By Gayle Manchin
(For The Charleston Gazette)
So many factors matter when it comes to helping children succeed in school. High-quality standards and curriculum and strong teachers and leaders are clearly important elements. But another and often overlooked key to student achievement is access to nutritious food.
In West Virginia, far too many students come to school hungry each day. More than one in four children in the state are in low-income families and more than one in five live in homes that struggle against hunger. Students that are hungry at school are less motivated to learn and find it harder to concentrate. That is why access to healthy meals at school is so important.
Two years ago, West Virginia made a commitment to ensure that hungry children in our schools are getting enough nutritious food to eat each day. In the 2012-13 school year, West Virginia implemented the Community Eligibility Provision (CEP) created under the Healthy, Hunger-Free Kids Act of 2010. This option allows high-poverty schools and certain high-poverty school districts to forgo collecting applications for free and reduced price school meals and provide breakfast and lunch at no charge to all students. Research shows that increasing school meal participation, particularly breakfast, improves student achievement, diets and behavior.
Because of community eligibility, West Virginia has successfully increased the number of students participating in the National School Lunch and Breakfast Programs, reaching more hungry kids. On an average school day, before community eligibility was implemented, less than half of the students in our state who were eligible for a free breakfast received one, and only a third of students eligible for reduced price breakfast did. Things have changed. During the 2013- 2014 school year, 70 percent of counties in West Virginia are implementing CEP in 335 schools and providing over 40 percent of our students with free nutritious meals. As a result of community eligibility, which we combined with innovative models for serving breakfast, breakfast participation has risen by 15 percent. We have also reduced paperwork, helping to lower costs and free up staff time to focus on educational priorities.
In schools that have adopted community eligibility, we have a multitude of success stories. Mingo County, located in West Virginia’s southern coalfields, is one such story. With an unemployment rate of over 10 percent Mingo County students were no strangers to hard times. But the county made a commitment to focus on nutrition and adopted community eligibility to help their students thrive and succeed. They have also incorporated physical activity into the nutrition efforts and the results have been amazing. After implementation, student attendance increased to 97 percent and employee attendance is the fourth highest in the state. Math and reading scores have improved and discipline problems have decreased.

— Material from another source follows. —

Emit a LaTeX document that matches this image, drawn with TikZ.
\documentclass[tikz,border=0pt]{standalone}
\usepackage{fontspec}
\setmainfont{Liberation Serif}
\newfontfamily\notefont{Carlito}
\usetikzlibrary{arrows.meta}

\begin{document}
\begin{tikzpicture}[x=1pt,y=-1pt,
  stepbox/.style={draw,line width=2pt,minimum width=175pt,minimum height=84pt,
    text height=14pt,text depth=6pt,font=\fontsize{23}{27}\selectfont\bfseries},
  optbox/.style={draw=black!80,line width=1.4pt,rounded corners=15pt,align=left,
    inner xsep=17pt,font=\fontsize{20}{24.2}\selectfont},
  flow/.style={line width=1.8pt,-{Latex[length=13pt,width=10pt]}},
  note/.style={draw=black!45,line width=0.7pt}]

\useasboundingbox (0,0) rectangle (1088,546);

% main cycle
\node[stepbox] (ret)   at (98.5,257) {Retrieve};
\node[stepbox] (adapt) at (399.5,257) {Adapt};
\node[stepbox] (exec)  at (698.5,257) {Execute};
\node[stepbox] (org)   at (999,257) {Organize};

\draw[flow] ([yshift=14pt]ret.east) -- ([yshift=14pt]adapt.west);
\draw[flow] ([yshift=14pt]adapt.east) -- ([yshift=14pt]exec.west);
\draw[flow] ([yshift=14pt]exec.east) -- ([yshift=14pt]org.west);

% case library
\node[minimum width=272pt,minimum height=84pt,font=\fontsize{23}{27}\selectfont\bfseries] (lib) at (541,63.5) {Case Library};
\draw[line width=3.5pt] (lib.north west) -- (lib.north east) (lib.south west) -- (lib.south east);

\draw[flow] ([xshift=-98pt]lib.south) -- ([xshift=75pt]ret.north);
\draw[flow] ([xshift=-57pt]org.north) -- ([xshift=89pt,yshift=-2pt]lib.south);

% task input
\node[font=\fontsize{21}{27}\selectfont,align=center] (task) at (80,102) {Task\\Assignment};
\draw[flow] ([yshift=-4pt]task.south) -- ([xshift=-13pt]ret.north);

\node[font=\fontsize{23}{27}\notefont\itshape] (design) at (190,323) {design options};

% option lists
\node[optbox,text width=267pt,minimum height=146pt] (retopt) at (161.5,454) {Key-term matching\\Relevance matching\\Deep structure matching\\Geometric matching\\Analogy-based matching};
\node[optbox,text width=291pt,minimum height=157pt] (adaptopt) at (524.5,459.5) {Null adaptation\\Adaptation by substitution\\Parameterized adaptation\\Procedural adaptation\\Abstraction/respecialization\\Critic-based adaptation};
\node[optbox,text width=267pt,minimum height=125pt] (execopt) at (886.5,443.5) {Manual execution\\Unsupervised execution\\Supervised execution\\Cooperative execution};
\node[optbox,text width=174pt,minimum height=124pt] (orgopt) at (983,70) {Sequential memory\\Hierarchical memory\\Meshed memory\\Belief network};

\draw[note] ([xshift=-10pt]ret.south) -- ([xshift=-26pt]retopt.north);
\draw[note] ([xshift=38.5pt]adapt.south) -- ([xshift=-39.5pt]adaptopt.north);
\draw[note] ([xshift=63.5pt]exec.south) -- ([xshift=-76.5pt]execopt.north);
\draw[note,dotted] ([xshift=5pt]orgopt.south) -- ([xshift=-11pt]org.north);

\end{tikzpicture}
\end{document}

Community eligibility is currently available in 11 states, including West Virginia, and will be available to all states beginning with the 2014-15 school year. Starting May 1, all states are required to publish lists of all of high-poverty schools and districts that are eligible to participate in community eligibility this upcoming school year. Once these lists are published, schools will have until June 30, 2015 to decide whether to participate.
Other states can and should follow West Virginia’s and Mingo County’s lead in ensuring their students are not hungry and have healthy and nutritious meals. Our work here in West Virginia is a model for others to follow.
It’s time for us to ensure that students across the country have all of the building blocks necessary for success in the classroom. Reducing hunger will help them not only achieve today, but will also prepare them for a brighter future.
Gayle Manchin is president of the West Virginia Board of Education.